*REQUIRED TASK*.
Return each line of the listing that contains the string "page".

Plotting code records
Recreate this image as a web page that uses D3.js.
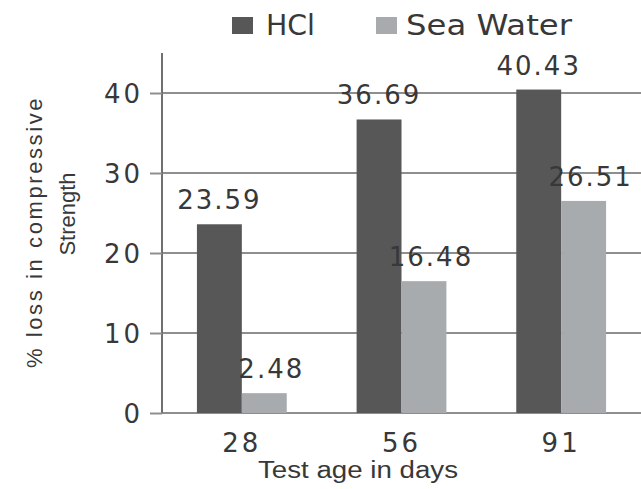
<!DOCTYPE html>
<html>
<head>
<meta charset="utf-8">
<script src="https://cdn.jsdelivr.net/npm/d3@7"></script>
<style>
  html, body { margin: 0; padding: 0; background: #fff; }
  svg { display: block; }
</style>
</head>
<body>
<svg id="chart" width="641" height="489"></svg>
<script>
// Test ages (days) and % loss in compressive strength per exposure
const categories = ["28", "56", "91"];
const seriesNames = ["HCl", "Sea Water"];
const hclValues = [23.59, 36.69, 40.43];
const seaWaterValues = [2.48, 16.48, 26.51];
const yTicks = [0, 10, 20, 30, 40];

const colors = { "HCl": "#575757", "Sea Water": "#a7abae" };
const textColor = "#383838";

const svg = d3.select("#chart");
const margin = { left: 162, right: 0, top: 53, bottom: 76 };
const W = 641, H = 489;

const x0 = d3.scaleBand()
  .domain(categories)
  .range([margin.left, W - margin.right])
  .paddingInner(0.4375)
  .paddingOuter(0.21875);
const x1 = d3.scaleBand()
  .domain(seriesNames)
  .range([0, x0.bandwidth()]);
const y = d3.scaleLinear()
  .domain([0, 45])
  .range([H - margin.bottom, margin.top]);

const rows = categories.map((c, i) => ({
  cat: c,
  values: [
    { name: "HCl", value: hclValues[i] },
    { name: "Sea Water", value: seaWaterValues[i] }
  ]
}));

// Horizontal gridlines
svg.append("g")
  .selectAll("line")
  .data(yTicks)
  .join("line")
  .attr("x1", margin.left)
  .attr("x2", W)
  .attr("y1", d => y(d))
  .attr("y2", d => y(d))
  .attr("stroke", "#8e8e8e")
  .attr("stroke-width", 2);

// Y axis with outward ticks
const yAxis = svg.append("g")
  .attr("transform", `translate(${margin.left},0)`)
  .call(d3.axisLeft(y).tickValues(yTicks).tickSize(12).tickPadding(7).tickFormat(d3.format("d")));
yAxis.select(".domain")
  .attr("d", `M0,${y(0)}V${margin.top}`)
  .attr("stroke", "#707070")
  .attr("stroke-width", 2);
yAxis.selectAll(".tick line").attr("stroke", "#8e8e8e").attr("stroke-width", 2);
yAxis.selectAll(".tick text")
  .attr("fill", textColor)
  .attr("font-family", "DejaVu Sans")
  .attr("font-size", 26)
  .attr("letter-spacing", 3)
  .attr("dy", "0.36em");

// Bars
const groups = svg.append("g")
  .selectAll("g")
  .data(rows)
  .join("g")
  .attr("transform", d => `translate(${x0(d.cat)},0)`);

groups.selectAll("rect")
  .data(d => d.values)
  .join("rect")
  .attr("x", d => x1(d.name))
  .attr("width", x1.bandwidth())
  .attr("y", d => y(d.value))
  .attr("height", d => y(0) - y(d.value))
  .attr("fill", d => colors[d.name]);

// Value labels
groups.selectAll("text")
  .data(d => d.values)
  .join("text")
  .attr("x", d => x1(d.name) + x1.bandwidth() / 2 + (d.name === "Sea Water" ? 7 : 0))
  .attr("y", d => y(d.value) - 15)
  .attr("text-anchor", "middle")
  .attr("fill", textColor)
  .attr("font-family", "DejaVu Sans")
  .attr("font-size", 26)
  .attr("letter-spacing", 2)
  .text(d => d.value.toFixed(2));

// Category labels
svg.append("g")
  .selectAll("text")
  .data(categories)
  .join("text")
  .attr("x", d => x0(d) + x0.bandwidth() / 2)
  .attr("y", 452)
  .attr("text-anchor", "middle")
  .attr("fill", textColor)
  .attr("font-family", "DejaVu Sans")
  .attr("font-size", 26)
  .attr("letter-spacing", 3)
  .text(d => d);

// X axis title
svg.append("text")
  .attr("x", 258)
  .attr("y", 478)
  .attr("fill", textColor)
  .attr("font-family", "Liberation Sans")
  .attr("font-size", 23)
  .attr("textLength", 200)
  .attr("lengthAdjust", "spacingAndGlyphs")
  .text("Test age in days");

// Y axis title (two lines)
svg.append("text")
  .attr("transform", "translate(42,232) rotate(-90)")
  .attr("text-anchor", "middle")
  .attr("fill", textColor)
  .attr("font-family", "Liberation Sans")
  .attr("font-size", 22)
  .attr("letter-spacing", 2.6)
  .text("% loss in compressive");
svg.append("text")
  .attr("transform", "translate(75,214) rotate(-90)")
  .attr("text-anchor", "middle")
  .attr("fill", textColor)
  .attr("font-family", "Liberation Sans")
  .attr("font-size", 22)
  .text("Strength");

// Legend
const legendItems = [
  { name: "HCl", sx: 232, tx: 266, len: 49 },
  { name: "Sea Water", sx: 376, tx: 406, len: 166 }
];
const legend = svg.append("g");
legend.selectAll("rect")
  .data(legendItems)
  .join("rect")
  .attr("x", d => d.sx)
  .attr("y", 17)
  .attr("width", 21)
  .attr("height", 17)
  .attr("fill", d => colors[d.name]);
legend.selectAll("text")
  .data(legendItems)
  .join("text")
  .attr("x", d => d.tx)
  .attr("y", 35)
  .attr("fill", textColor)
  .attr("font-family", "DejaVu Sans")
  .attr("font-size", 29)
  .attr("textLength", d => d.len)
  .attr("lengthAdjust", "spacingAndGlyphs")
  .text(d => d.name);
</script>
</body>
</html>
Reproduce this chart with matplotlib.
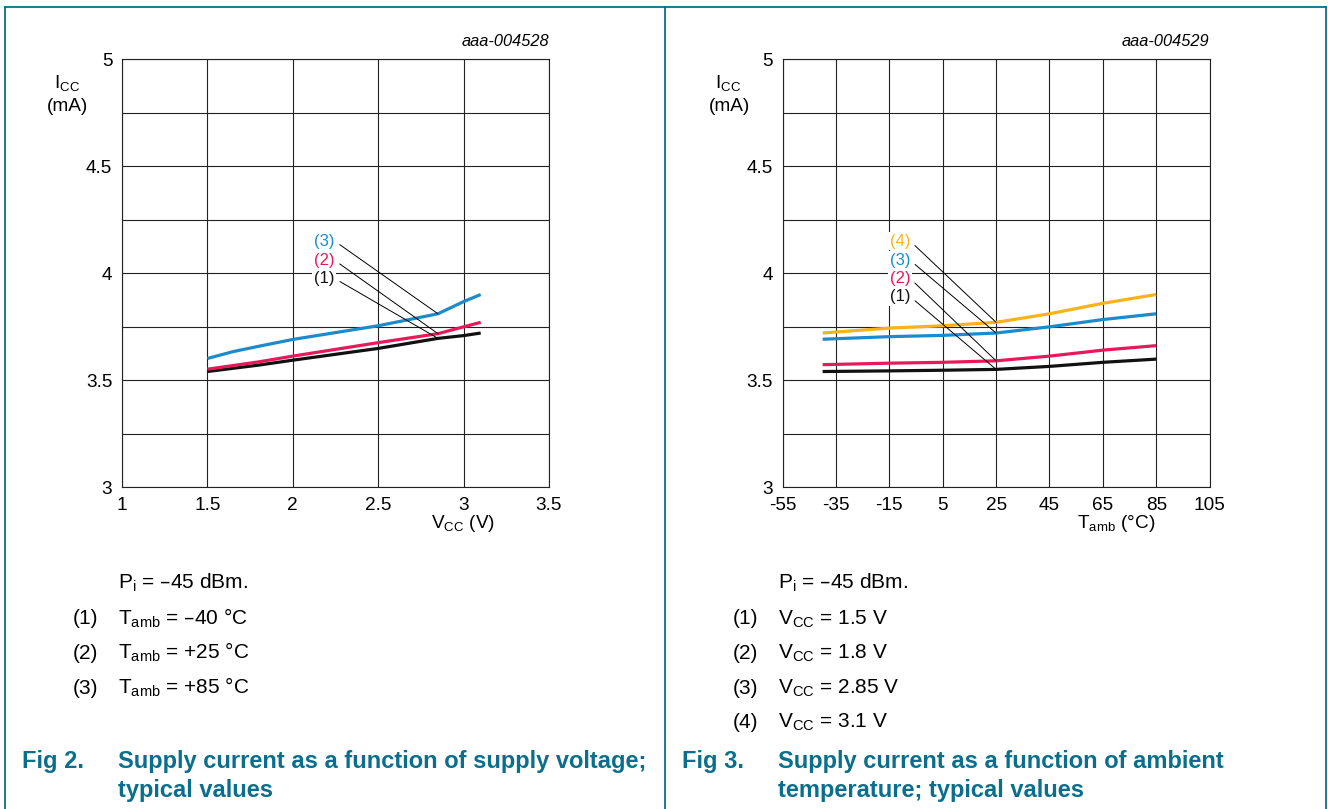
import matplotlib.pyplot as plt
import numpy as np
from matplotlib.ticker import MultipleLocator, FixedLocator

plt.rcParams['font.family'] = ['Liberation Sans', 'DejaVu Sans']
plt.rcParams['mathtext.default'] = 'regular'
plt.rcParams['axes.unicode_minus'] = False

# Fig 2: supply current vs supply voltage
vcc = [1.5, 1.65, 1.8, 2.0, 2.5, 2.85, 3.0, 3.1]
icc_tm40 = [3.54, 3.555, 3.57, 3.593, 3.648, 3.695, 3.708, 3.72]
icc_t25 = [3.551, 3.568, 3.585, 3.612, 3.675, 3.717, 3.749, 3.77]
icc_t85 = [3.601, 3.633, 3.658, 3.69, 3.754, 3.81, 3.867, 3.90]

# Fig 3: supply current vs ambient temperature
tamb = [-40, -15, 5, 25, 45, 65, 85]
icc_v15 = [3.54, 3.543, 3.546, 3.55, 3.564, 3.583, 3.598]
icc_v18 = [3.572, 3.579, 3.583, 3.59, 3.612, 3.64, 3.661]
icc_v285 = [3.691, 3.703, 3.709, 3.72, 3.749, 3.783, 3.81]
icc_v31 = [3.72, 3.743, 3.754, 3.77, 3.81, 3.859, 3.90]

tamb_ticks = [-55, -35, -15, 5, 25, 45, 65, 85, 105]

left_notes = ['T$_{amb}$ = \u201340 \u00b0C', 'T$_{amb}$ = +25 \u00b0C', 'T$_{amb}$ = +85 \u00b0C']
right_notes = ['V$_{CC}$ = 1.5 V', 'V$_{CC}$ = 1.8 V', 'V$_{CC}$ = 2.85 V', 'V$_{CC}$ = 3.1 V']

BLACK = '#111111'
PINK = '#e8195a'
BLUE = '#1b8bcb'
ORANGE = '#f9b21b'
TEAL = '#0a6f8c'

W, H = 1328, 809
fig = plt.figure(figsize=(W / 100, H / 100), dpi=100)

# overlay in pixel coords for frame and free text
ov = fig.add_axes([0, 0, 1, 1])
ov.set_xlim(0, W)
ov.set_ylim(H, 0)
ov.axis('off')
ov.plot([5, 1326], [6.5, 6.5], color=TEAL, lw=1.3)
for xx in [5, 665, 1326]:
    ov.plot([xx, xx], [6.5, H], color=TEAL, lw=1.3)


def make_axes(x0):
    ax = fig.add_axes([x0 / W, 1 - 487 / H, 427 / W, (487 - 59.3) / H])
    ax.set_ylim(3, 5)
    ax.yaxis.set_major_locator(MultipleLocator(0.5))
    ax.yaxis.set_minor_locator(MultipleLocator(0.25))
    ax.grid(True, which='both', color='#222222', lw=0.8)
    ax.tick_params(which='both', length=0, labelsize=13.7)
    ax.tick_params(axis='y', pad=7)
    ax.tick_params(axis='x', pad=7.5)
    for s in ax.spines.values():
        s.set_color('#222222')
        s.set_linewidth(0.8)
    ax.yaxis.set_major_formatter(plt.FuncFormatter(lambda v, p: '%g' % v))
    return ax


# left chart
ax1 = make_axes(122)
ax1.set_xlim(1, 3.5)
ax1.xaxis.set_major_locator(MultipleLocator(0.5))
ax1.xaxis.set_major_formatter(plt.FuncFormatter(lambda v, p: '%g' % v))
for ys, c in [(icc_tm40, BLACK), (icc_t25, PINK), (icc_t85, BLUE)]:
    ax1.plot(vcc, ys, color=c, lw=2.3, solid_capstyle='butt')
for lab, ys, c, ly in [('(3)', icc_t85, BLUE, 4.15), ('(2)', icc_t25, PINK, 4.06),
                       ('(1)', icc_tm40, BLACK, 3.975)]:
    ax1.annotate(lab, xy=(2.85, np.interp(2.85, vcc, ys)), xytext=(2.245, ly),
                 ha='right', va='center', fontsize=12, color=c,
                 bbox=dict(boxstyle='square,pad=0.1', fc='white', ec='none'),
                 arrowprops=dict(arrowstyle='-', color='black', lw=0.7,
                                 relpos=(1, 0.5), shrinkA=3, shrinkB=0))
ax1.text(1, 1.025, 'aaa-004528', transform=ax1.transAxes, ha='right', va='bottom',
         fontsize=11.8, style='italic')

# right chart
ax2 = make_axes(782.6)
ax2.set_xlim(-55, 105)
ax2.xaxis.set_major_locator(FixedLocator(tamb_ticks))
for ys, c in [(icc_v15, BLACK), (icc_v18, PINK), (icc_v285, BLUE), (icc_v31, ORANGE)]:
    ax2.plot(tamb, ys, color=c, lw=2.3, solid_capstyle='butt')
for lab, ys, c, ly in [('(4)', icc_v31, ORANGE, 4.15), ('(3)', icc_v285, BLUE, 4.06),
                       ('(2)', icc_v18, PINK, 3.975), ('(1)', icc_v15, BLACK, 3.89)]:
    ax2.annotate(lab, xy=(25, np.interp(25, tamb, ys)), xytext=(-7.2, ly),
                 ha='right', va='center', fontsize=12, color=c,
                 bbox=dict(boxstyle='square,pad=0.1', fc='white', ec='none'),
                 arrowprops=dict(arrowstyle='-', color='black', lw=0.7,
                                 relpos=(1, 0.5), shrinkA=3, shrinkB=0))
ax2.text(1, 1.025, 'aaa-004529', transform=ax2.transAxes, ha='right', va='bottom',
         fontsize=11.8, style='italic')

# axis titles
for cx in [68, 729]:
    ov.text(cx - 1, 88, 'I$_{CC}$', ha='center', va='baseline', fontsize=13.7)
    ov.text(cx, 111, '(mA)', ha='center', va='baseline', fontsize=13.7)
ov.text(463, 524, 'V$_{CC}$ (V)', ha='center', va='center', fontsize=13.7)
ov.text(1116, 524, 'T$_{amb}$ (\u00b0C)', ha='center', va='center', fontsize=13.7)

# notes under the charts
for x_num, x_txt, notes in [(73, 118, left_notes), (733, 778, right_notes)]:
    ov.text(x_txt, 589, 'P$_{i}$ = \u201345 dBm.', ha='left', va='baseline', fontsize=15)
    for i, n in enumerate(notes):
        yb = 624.5 + 34.5 * i
        ov.text(x_num, yb, '(%d)' % (i + 1), ha='left', va='baseline', fontsize=15)
        ov.text(x_txt, yb, n, ha='left', va='baseline', fontsize=15)

# captions
for x_fig, x_txt, num, lines in [
        (22, 118, 'Fig 2.', ['Supply current as a function of supply voltage;', 'typical values']),
        (682, 778, 'Fig 3.', ['Supply current as a function of ambient', 'temperature; typical values'])]:
    ov.text(x_fig, 768, num, ha='left', va='baseline', fontsize=17, weight='bold', color=TEAL)
    for i, ln in enumerate(lines):
        ov.text(x_txt, 768 + 29 * i, ln, ha='left', va='baseline', fontsize=17,
                weight='bold', color=TEAL)

fig.savefig('out.png', dpi=100)
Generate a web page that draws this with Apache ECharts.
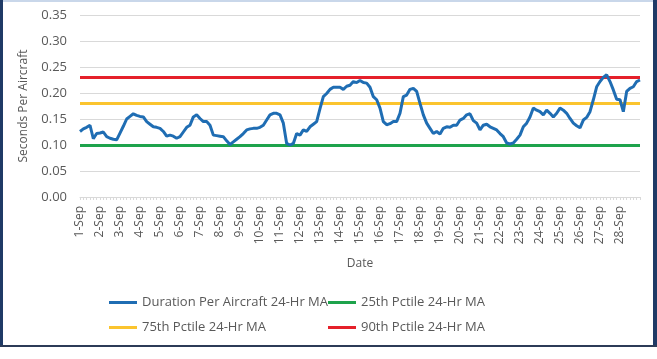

*SOLUTION TO THE EXERCISE*.
Recreate this image as a web page that uses D3.js.
Generate a web page that draws this with Apache ECharts.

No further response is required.